We happened to catch some action from the art forum too...great music and fun!
I think the Student was more startled then they are when he took this picture.

We hopped over to the neighbouring town, Dinard on our 2nd evening in St Malo. The route from St Malo to Dinard is subjected to frequent jams, and is not for one with a tight schedule. The jams are almost certain, as the boats and the cars share the same path. When the boats need to exit into the sea, the road will be raised to let the boats pass. Everytime this happens, it will take at least 15 mins...so, just pull up the handbrake, enjoy the breeze, check FB and blog. Here, we stopped by the barrage and loaded some information on their electricity source.

In Dinard, take a walk along the coast...there are luxurious mansions lining the coast, most belonging to rich Englishmen who were once shipowners here.
A statue of Alfred Hitchcock in Dinard.
This is the restaurant that I missed having dinner at....we reached the restaurant too late without any reservations. In St.
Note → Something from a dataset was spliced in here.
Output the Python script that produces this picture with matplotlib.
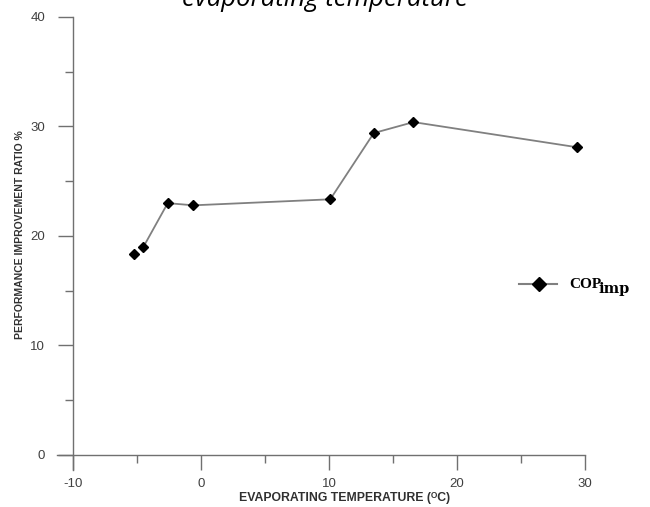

Malo, forget all other things, except seafood and galette.
Mont Saint Michel is about an hour drive away from St Malo. A UNESCO site, and a major focus of pilgrimage (we are really making sure our roadtrip is in-line with the religious holiday). In the 10th century, the Benedictines settled in the abbey on the mont, with a village below. This image is what the people in the middle ages regards as paradise, a representation of the heavenly Jerusalem on earth.

The mont is connected to the mainland via a tarmac causeway now, historically via a tidal causeway. On google maps, the mont looks like a floating village on the alluvial plains. The carpark used to be just below the mont, but it was very venerable to the tides. They have since constructed another carpark at the mainland, and provide shuttle buses across the causeway to access the mont.

Legend has it that the archangel Saint Michel, who defeated a dragon (symbol of the devil) instructed Saint Aubert, the bishop of Avranches to construct a church on Mont Tombe, which is Mont Saint Michel of today.



A statue of the archangel slaying a dragon in the church.
It was low tide in the morning, and saw streams of "ant like" people walking on the alluvial plains. We were just not equipped and dressed to join the crowd...slippers, bermudas and raincoat needed. There is quicksand in the area, so it is advisable to follow the crowd and not wander on your own.
Those specks are people, not dirt on the lens. These guys actually walked all the way to the coast at the end side, past that rock you see. To do that, I suppose we have to spend the entire day here.

The Abbaye on the tip of the mont.
The grass land here is apparently very good for sheep grazing. So try the lamb on the menu here.
These monks and nuns live, pray and work here in the Abbaye, prayer starting soon, so this is our last shot here.

The Cloister of the abbaye. Admire the architecture and art sculpture on the pillars here, I notice that there is not a single repetition in the design.


Capturing a shot that we can't get on our own.